After the completion of the Beckwith expedition, Egloffstein moved to Washington, DC, where he helped edit volumes of the Pacific Railroad Reports and began experimenting with new ways to portray terrain by taking photographs of plaster models.
In 1857-58 Egloffstein was one of two artists, along with Balduin Möllhausen, on the Joseph Christmas Ives expedition up the Colorado. Since by that time the US was deeply embroiled in a great civil war, the report received little attention. It was not until the 1880s, when public knowledge of the magnificent Grand Canyon had grown appreciably, that the report received greater recognition. It contained the first written descriptions of the Canyon's inner areas, as well as maps, panoramas, and illustrative plates by expedition artist, Friedrich W. von Egloffstein. His maps are now regarded as among the finest produced in the nineteenth century, using a half-tone system of his own invention.
Ives' report contains three engravings and three panoramic line drawings describing the "Big Caňon" of the Colorado. One particular stunning depiction was titled "Black Caňon" by Egloffstein himself, and has generally been understood to depict the section of the Colorado River where Hoover Dam now stands.
Students of Egloffstein's work have been baffled by the apparent errors, since Egloffstein was superbly competent - the 1861 report also contains a meticulous and accurate relief map of the Grand Canyon which Egloffstein produced on the trip. It was not until 2001 that an explanation for the discrepancies began to be developed: Jeremy Miller, viewing Egloffstein's Black Cañon in a New York exhibition, recognized it not as a portion of the Grand Canyon, but as part of the Gunnison River in present-day Colorado. He found the topographical map of that area which Egloffstein had produced for the Gunnison expedition, and noted that what is now called the Gunnison River was marked "Grand River" thereon. He found another Egloffstein work, a view showing the Formation of the Cañon of the Grand River, which had been produced during the Gunnison expedition. He then traveled to the Gunnison River and located sites which duplicated the vistas shown in the Egloffstein engravings of the nineteenth century. It is now presumed that Congressional staffers working on the 1861 Grand Canyon report misfiled the Egloffstein works, assuming that his "Grand Caňon" engravings must refer to The Grand Canyon expedition.
During the Civil War he produced a large map in his contoured style, showing the Four Corners region, for a report that was only published decades later. It shows paths of all major explorations in the region up to that time.

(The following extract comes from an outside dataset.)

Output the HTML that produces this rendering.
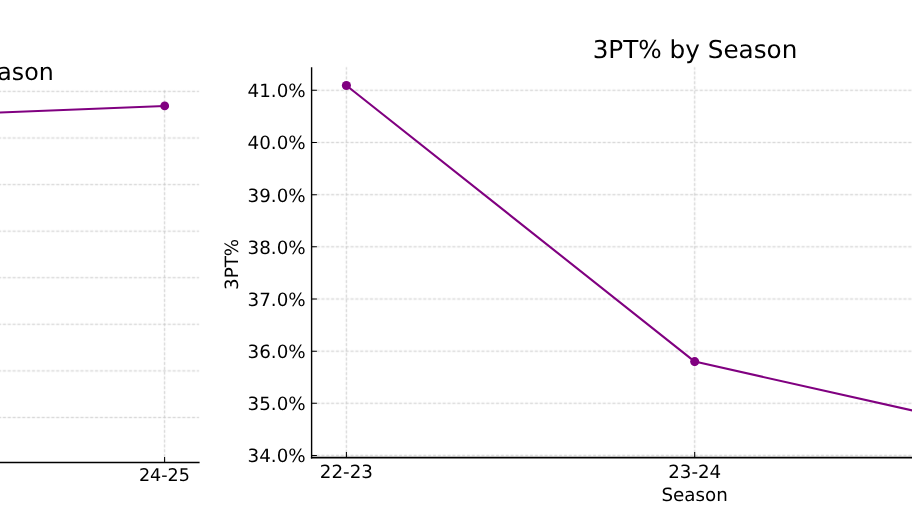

In 1864 he would publish a study of the mineral resources of the state of México based on reports done in the 1820s by his long-term friend, Baron Friedrich von Gerolt, Prussian Minister to the United States. His maps for this book are regarded as outstanding examples of half-tone and color map-making and display.
Egloffstein patented a method for photographically creating half-tone printing plates, which he sought to exploit commercially in the 1860s and 1870s, but with little commercial success. He continued working as an engraver and maker of scale models until his departure from America in 1878.